Au lendemain du rassemblement de Rosario, Cristina Kirchner et son gouvernement ont rompu le dialogue. Deux jours plus tard, sans consulter ni les paysans ni personne, le ministre Fernandez a annoncé de nouvelles mesures. Résultat : une flambée de colère et aucune solution, seulement quelques promesses qui ne verront jamais le jour comme celle d'une baisse des taxes à l'exportation si dans l'avenir les prix grimpent. Pour faire bonne mesure, gendarmerie et préfecture jettent en prison de nombreux dirigeants paysans et la justice en rend responsables les dirigeants politiques qui sont venus exprimer leur soutien aux barrages routiers. Le gouvernement qui cherche désespérément à en finir avec ce conflit a produit l'effet inverse.

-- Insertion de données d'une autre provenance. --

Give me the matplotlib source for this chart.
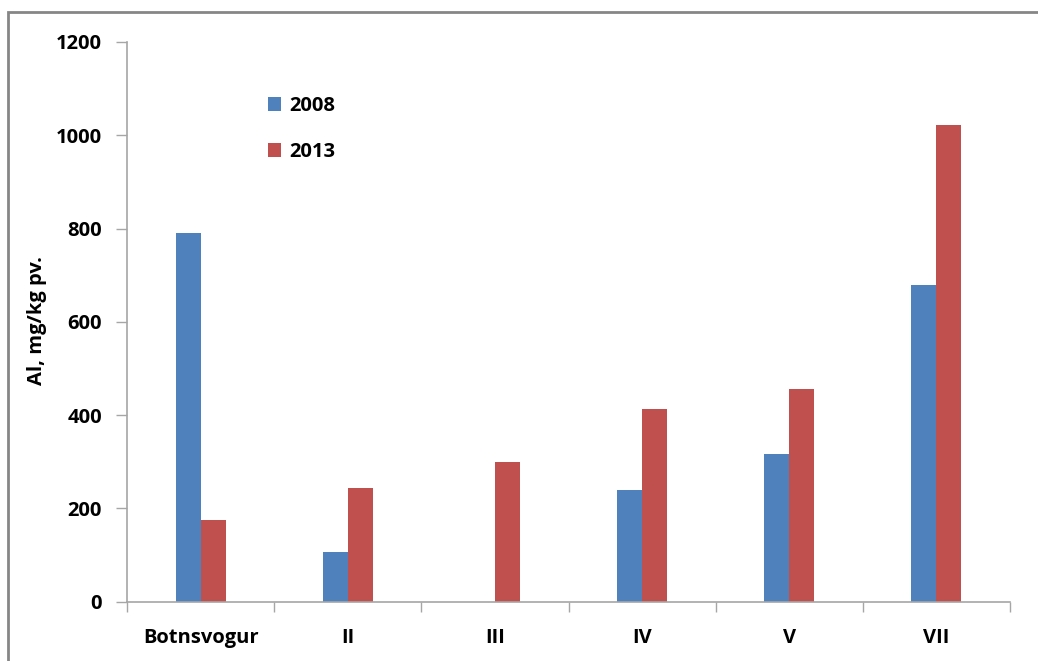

Face à la répression les paysans ont répondu par une multiplication des barrages routiers et plus de 20 000 personnes rassemblées à Armstrong. Ce jour là, le comité de liaison des collectivités agraires n'a pu faire la sourde oreille aux sentiments des assemblées de base et a du annoncer la poursuite de la grève jusqu'au dimanche 8 juin, tandis que se prépare un nouveau rassemblement de masse pour le 20 juin. Dans le même temps, la popularité de Cristina Kirchner est tombée à moins de 25% et la population s'oppose à sa politique pour régler la crise.

Vers l'affrontement

Les Kirchner ont permis et impulsé la concentration des terres entre les mains des grands propriétaires terriens et des multinationales de l'agro-alimentaire par l'octroi de subventions et d'aides en tout genre. Le couple présidentiel, présenté comme de " gauche " dans les médias internationaux, pratique une politique de droite. Leur situation est de plus en plus critique et ils vont s'efforcer d'en sortir. Les dizaines de milliers de petits et moyens paysans défendent, quant à eux leur droit de vivre et de travailler sur leurs terres. Deux destins qui s'opposent.